Hamlet Sex Quotes

How we cite our quotes: (Act.Scene.Line) according to the Norton edition

Quote #1

[…] O God, God,
How weary, stale, flat and unprofitable
Seem to me all the uses of this world!
Fie on 't! ah fie! 'Tis an unweeded garden
That grows to seed; things rank and gross in nature
Possess it merely. That it should come to this:
But two months dead: nay, not so much, not two.
So excellent a king; that was, to this
Hyperion to a satyr; so loving to my mother
That he might not beteem the winds of heaven
Visit her face too roughly. Heaven and Earth.
Must I remember?
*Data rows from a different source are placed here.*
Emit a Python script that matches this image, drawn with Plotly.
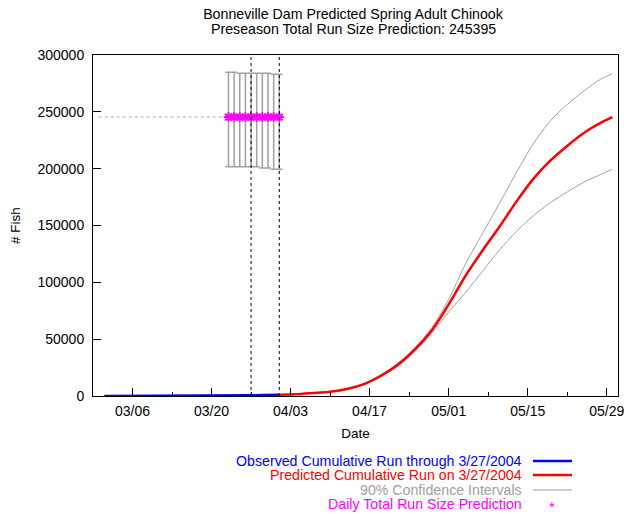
import plotly.graph_objects as go

# ---------------- data ----------------
obs_dates = ["2004-03-01", "2004-03-05", "2004-03-10", "2004-03-15", "2004-03-20",
             "2004-03-24", "2004-03-27", "2004-03-29", "2004-03-31", "2004-04-01"]
obs_vals = [0, 20, 60, 120, 220, 380, 600, 850, 1100, 1200]

pred_dates = ["2004-04-01", "2004-04-04", "2004-04-07", "2004-04-10", "2004-04-13",
              "2004-04-16", "2004-04-19", "2004-04-22", "2004-04-25", "2004-04-28",
              "2004-05-01", "2004-05-04", "2004-05-07", "2004-05-10", "2004-05-13",
              "2004-05-16", "2004-05-19", "2004-05-22", "2004-05-25", "2004-05-28",
              "2004-05-30"]
pred_vals = [1200, 1500, 2600, 3800, 6200, 10500, 17800, 27500, 40800, 57700,
             80600, 105800, 128000, 148900, 171000, 191000, 207000, 220000, 231600,
             240500, 245300]
upper_vals = [1200, 1550, 2700, 4000, 6500, 11000, 18600, 28800, 42500, 60100,
              85000, 116300, 143000, 169500, 196500, 222000, 242000, 256400, 268500,
              279000, 283500]
lower_vals = [1200, 1450, 2500, 3600, 5900, 10000, 17000, 26300, 39000, 55500,
              73900, 91100, 109800, 128400, 144800, 158500, 170000, 179500, 188200,
              195000, 199500]

daily_dates = ["2004-03-23", "2004-03-24", "2004-03-25", "2004-03-26", "2004-03-27",
               "2004-03-28", "2004-03-29", "2004-03-30", "2004-03-31", "2004-04-01"]
daily_pred = [245395] * 10
daily_upper = [284800, 284800, 283900, 283900, 283900, 283900, 283900, 283900, 283000, 283000]
daily_lower = [201700, 201700, 201700, 201700, 201700, 201700, 200600, 200600, 199400, 199400]

preseason_dates = ["2004-02-29", "2004-03-23"]
preseason_vals = [245395, 245395]

event_dates = ["2004-03-27", "2004-04-01"]

x_range = ["2004-02-28", "2004-05-31"]
x_ticks = ["2004-03-06", "2004-03-20", "2004-04-03", "2004-04-17",
           "2004-05-01", "2004-05-15", "2004-05-29"]
x_minor_ticks = ["2004-02-28", "2004-03-13", "2004-03-27", "2004-04-10", "2004-04-24",
                 "2004-05-08", "2004-05-22"]
x_tick_labels = ["03/06", "03/20", "04/03", "04/17", "05/01", "05/15", "05/29"]
y_ticks = [0, 50000, 100000, 150000, 200000, 250000, 300000]

title_line1 = "Bonneville Dam Predicted Spring Adult Chinook"
title_line2 = "Preseason Total Run Size Prediction: 245395"

legend_labels = ["Observed Cumulative Run through 3/27/2004",
                 "Predicted Cumulative Run on 3/27/2004",
                 "90% Confidence Intervals",
                 "Daily Total Run Size Prediction"]

# ---------------- styles ----------------
FONT = "Liberation Sans"
BLUE = "#0000ff"
RED = "#ff0000"
GREY = "#a0a0a0"
MAGENTA = "#ff00ff"

# the page body margin is removed (post_script), so figure px == window px
W, H = 631, 514
PL, PR, PT, PB = 93, 618, 55, 396   # plot box in px
PW, PH = PR - PL, PB - PT


def px_x(xw):
    return (xw - PL) / PW


def px_y(yw):
    return (PB - yw) / PH


fig = go.Figure()

# preseason dotted line
fig.add_trace(go.Scatter(x=preseason_dates, y=preseason_vals, mode="lines",
                         line=dict(color="rgba(210,120,210,0.85)", width=1, dash="dot"),
                         showlegend=False, hoverinfo="skip"))

# confidence intervals
fig.add_trace(go.Scatter(x=pred_dates, y=upper_vals, mode="lines", line_shape="spline",
                         line=dict(color=GREY, width=1, smoothing=0.8), showlegend=False))
fig.add_trace(go.Scatter(x=pred_dates, y=lower_vals, mode="lines", line_shape="spline",
                         line=dict(color=GREY, width=1, smoothing=0.8), showlegend=False))

# daily error bars
err_plus = [u - p for u, p in zip(daily_upper, daily_pred)]
err_minus = [p - l for l, p in zip(daily_lower, daily_pred)]
fig.add_trace(go.Scatter(x=daily_dates, y=daily_pred, mode="markers",
                         marker=dict(size=1, color="rgba(0,0,0,0)"),
                         error_y=dict(type="data", array=err_plus, arrayminus=err_minus,
                                      color=GREY, thickness=1.5, width=3),
                         showlegend=False))

# observed
fig.add_trace(go.Scatter(x=obs_dates, y=obs_vals, mode="lines",
                         line=dict(color=BLUE, width=2.5), showlegend=False))
# predicted
fig.add_trace(go.Scatter(x=pred_dates, y=pred_vals, mode="lines", line_shape="spline",
                         line=dict(color=RED, width=2.5, smoothing=0.8), showlegend=False))

# daily predictions (stars)
fig.add_trace(go.Scatter(x=daily_dates, y=daily_pred, mode="markers",
                         marker=dict(symbol="asterisk-open", size=8, color=MAGENTA,
                                     line=dict(color=MAGENTA, width=2)),
                         showlegend=False))

# vertical dotted event lines
shapes = []
for d in event_dates:
    shapes.append(dict(type="line", xref="x", yref="paper", x0=d, x1=d, y0=0, y1=1,
                       line=dict(color="black", width=1, dash="dot")))

# legend (text right-aligned, sample on the right, gnuplot style)
legend_colors = [BLUE, RED, GREY, MAGENTA]
legend_y = [461, 475, 490, 504]
annotations = []
for lab, col, yy in zip(legend_labels, legend_colors, legend_y):
    annotations.append(dict(text=lab, xref="paper", yref="paper",
                            x=px_x(524), y=px_y(yy),
                            xanchor="right", yanchor="middle", showarrow=False,
                            font=dict(family=FONT, size=14.2, color=col)))
for col, yy, w in zip(legend_colors[:3], legend_y[:3], [2.5, 2.5, 1]):
    shapes.append(dict(type="line", xref="paper", yref="paper",
                       x0=px_x(533), x1=px_x(572), y0=px_y(yy), y1=px_y(yy),
                       line=dict(color=col, width=w)))
annotations.append(dict(text="*", xref="paper", yref="paper",
                        x=px_x(552), y=px_y(legend_y[3] + 2),
                        xanchor="center", yanchor="middle", showarrow=False,
                        font=dict(family=FONT, size=15, color=MAGENTA)))

# second title line
annotations.append(dict(text=title_line2, xref="paper", yref="paper",
                        x=px_x(353), y=px_y(28.5), xanchor="center", yanchor="middle",
                        showarrow=False, font=dict(family=FONT, size=14.2, color="black")))

fig.update_layout(
    width=W, height=H,
    margin=dict(l=PL, r=W - PR, t=PT, b=H - PB, autoexpand=False),
    paper_bgcolor="white", plot_bgcolor="white",
    font=dict(family=FONT, size=13, color="black"),
    title=dict(text=title_line1, x=353 / W, xanchor="center",
               y=1 - 14 / H, yanchor="middle",
               font=dict(family=FONT, size=14.2, color="black")),
    shapes=shapes, annotations=annotations,
    showlegend=False,
)

fig.update_xaxes(
    type="date", range=x_range,
    tickvals=x_ticks, ticktext=x_tick_labels,
    ticks="inside", ticklen=8, tickcolor="black", tickwidth=1,
    minor=dict(tickvals=x_minor_ticks, ticks="inside", ticklen=4,
               tickcolor="black", tickwidth=1),
    showline=True, linecolor="black", linewidth=1, mirror=True,
    showgrid=False, zeroline=False, ticklabelstandoff=2, automargin=False,
    title=dict(text="Date", font=dict(family=FONT, size=13.5), standoff=10),
    tickfont=dict(family=FONT, size=14),
)
fig.update_yaxes(
    range=[0, 300000], tickvals=y_ticks, ticktext=[str(v) for v in y_ticks],
    ticks="inside", ticklen=8, tickcolor="black", tickwidth=1,
    showline=True, linecolor="black", linewidth=1, mirror=True,
    showgrid=False, zeroline=False, ticklabelstandoff=5, automargin=False,
    title=dict(text="# Fish", font=dict(family=FONT, size=13.5), standoff=13),
    tickfont=dict(family=FONT, size=14),
)

fig.write_html("out.html", config={"displayModeBar": False},
               post_script="document.body.style.margin='0';document.body.style.overflow='hidden';")
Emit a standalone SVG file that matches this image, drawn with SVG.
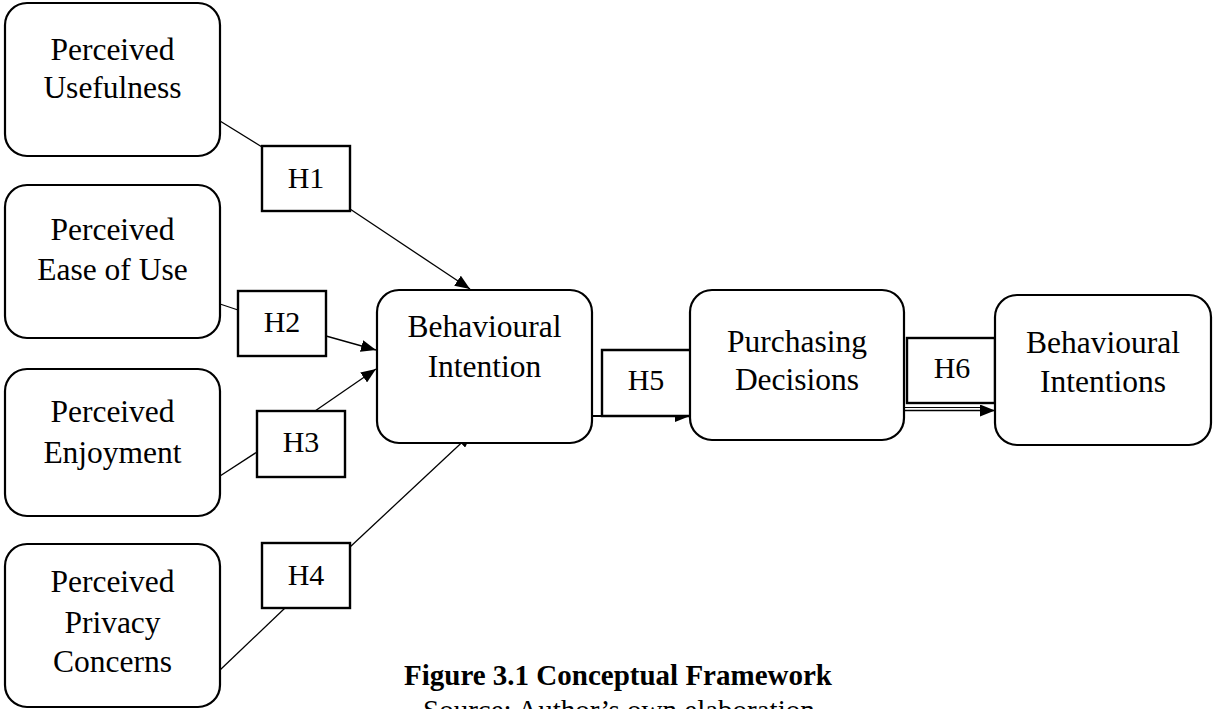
<svg xmlns="http://www.w3.org/2000/svg" width="1213" height="709" viewBox="0 0 1213 709">
<style>
.node{fill:#fff;stroke:#000;stroke-width:2.2}
.hbox{fill:#fff;stroke:#000;stroke-width:2.4}
.t{font-family:"Liberation Serif","Times New Roman",serif;font-size:31.5px;fill:#000;text-anchor:middle}
.h{font-family:"Liberation Serif","Times New Roman",serif;font-size:30px;fill:#000;text-anchor:middle}
.cap{font-family:"Liberation Serif","Times New Roman",serif;font-size:29px;fill:#000}
.ln{stroke:#000;stroke-width:1.3;fill:none}
</style>
<defs>
<marker id="arr" viewBox="0 0 15 12" refX="15" refY="6" markerWidth="15" markerHeight="12" markerUnits="userSpaceOnUse" orient="auto">
<path d="M0,0 L15,6 L0,12 Z" fill="#000"/>
</marker>
</defs>
<rect width="1213" height="709" fill="#fff"/>
<g id="connectors">
<line class="ln" x1="220" y1="121" x2="262" y2="147"/>
<line class="ln" x1="350" y1="209" x2="470" y2="289" marker-end="url(#arr)"/>
<line class="ln" x1="220" y1="304" x2="238" y2="310"/>
<line class="ln" x1="326" y1="336" x2="376" y2="350" marker-end="url(#arr)"/>
<line class="ln" x1="220" y1="476" x2="257" y2="452"/>
<line class="ln" x1="315" y1="411" x2="376" y2="369" marker-end="url(#arr)"/>
<line class="ln" x1="220" y1="670" x2="285" y2="608"/>
<line class="ln" x1="350" y1="547" x2="472" y2="433" marker-end="url(#arr)"/>
<line class="ln" x1="592" y1="416" x2="690" y2="416" marker-end="url(#arr)" style="stroke-width:2"/>
<line class="ln" x1="905" y1="407.5" x2="985" y2="407.5" style="stroke-width:1"/>
<line class="ln" x1="905" y1="410.5" x2="995" y2="410.5" marker-end="url(#arr)" style="stroke-width:1.3"/>
</g>
<g id="h1"><rect class="hbox" x="262" y="146" width="88" height="65"/><text class="h" x="306" y="188">H1</text></g>
<g id="h2"><rect class="hbox" x="238" y="291" width="88" height="65"/><text class="h" x="282" y="332">H2</text></g>
<g id="h3"><rect class="hbox" x="257" y="411" width="88" height="66"/><text class="h" x="301" y="452">H3</text></g>
<g id="h4"><rect class="hbox" x="262" y="543" width="88" height="65"/><text class="h" x="306" y="585">H4</text></g>
<g id="h5"><path class="hbox" d="M690,350 H602 V416 H690" /><text class="h" x="646" y="390">H5</text></g>
<g id="h6"><rect class="hbox" x="907" y="338" width="88" height="65"/><text class="h" x="952" y="378">H6</text></g>
<g id="pu"><rect class="node" x="5" y="3" width="215" height="153" rx="22"/><text class="t" x="112.5" y="60">Perceived</text><text class="t" x="112.5" y="98">Usefulness</text></g>
<g id="peou"><rect class="node" x="5" y="185" width="215" height="153" rx="22"/><text class="t" x="112.5" y="240">Perceived</text><text class="t" x="112.5" y="280">Ease of Use</text></g>
<g id="pe"><rect class="node" x="5" y="369" width="215" height="147" rx="22"/><text class="t" x="112.5" y="422">Perceived</text><text class="t" x="112.5" y="463">Enjoyment</text></g>
<g id="ppc"><rect class="node" x="5" y="544" width="215" height="163" rx="22"/><text class="t" x="112.5" y="592">Perceived</text><text class="t" x="112.5" y="633">Privacy</text><text class="t" x="112.5" y="672">Concerns</text></g>
<g id="bi"><rect class="node" x="377" y="290" width="215" height="153" rx="22"/><text class="t" x="484.5" y="337">Behavioural</text><text class="t" x="484.5" y="377">Intention</text></g>
<g id="pd"><rect class="node" x="690" y="290" width="214" height="150" rx="22"/><text class="t" x="797" y="352">Purchasing</text><text class="t" x="797" y="390">Decisions</text></g>
<g id="bis"><rect class="node" x="995" y="295" width="216" height="150" rx="22"/><text class="t" x="1103" y="353">Behavioural</text><text class="t" x="1103" y="392">Intentions</text></g>
<g id="caption">
<text class="cap" x="404" y="685" font-weight="bold">Figure 3.1 Conceptual Framework</text>
<text class="cap" x="423" y="720">Source: Author’s own elaboration</text>
</g>
</svg>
Why, she would hang on him
As if increase of appetite had grown
By what it fed on. And yet, within a month
(Let me not think on 't; frailty, thy name is woman!)
[…]
She married. O, most wicked speed, to post
With such dexterity to incestuous sheets!
It is not nor it cannot come to good.
But break, my heart; for I must hold my tongue.
(1.2.136-150; 161-164)

Hamlet's got a serious problem with mom. It's not just that he's disgusted by Gertrude's incestuous marriage to Claudius —Hamlet can hardly stand to think about his mother having sex, period. Which, um, seems normal to us. What's not normal is the way that he keeps thinking about it, anyway.

Quote #2

LAERTES
Fear it, Ophelia; fear it, my dear sister,
And keep you in the rear of your affection,
Out of the shot and danger of desire.
The chariest maid is prodigal enough,
If she unmask her beauty to the moon.
Virtue itself 'scapes not calumnious strokes.
The canker galls the infants of the spring
Too oft before their buttons be disclosed,
And in the morn and liquid dew of youth,
Contagious blastments are most imminent.
Be wary then, best safety lies in fear.
Youth to itself rebels, though none else near.
(1.3.37-48)

Laertes insists that Ophelia should fear premarital sex because a "deflowered" woman is seen as damaged goods that no man will want to marry. This speech is also full of vivid innuendo, as when he compares intercourse to a "canker" worm invading and injuring a delicate flower before its buds, or "buttons," have had time to open (1.3.39-40). Nice. It's not quite as creepy as Hamlet's fixation with his mom, but it's pretty close.

Quote #3

POLONIUS
Ay, springes to catch woodcocks. I do know,
When the blood burns, how prodigal the soul
Lends the tongue vows. These blazes, daughter,
Giving more light than heat, extinct in both
Even in their promise, as it is a-making,
You must not take for fire. From this time
Be somewhat scanter of your maiden presence.
(1.3.124-130)

Ophelia's virginity is a family affair: her dad agrees with her brother that her sexuality makes her vulnerable to damage. But it also makes her powerful: in Polonius' hands, Ophelia is nothing more than a tool to reveal Hamlet's state of mind.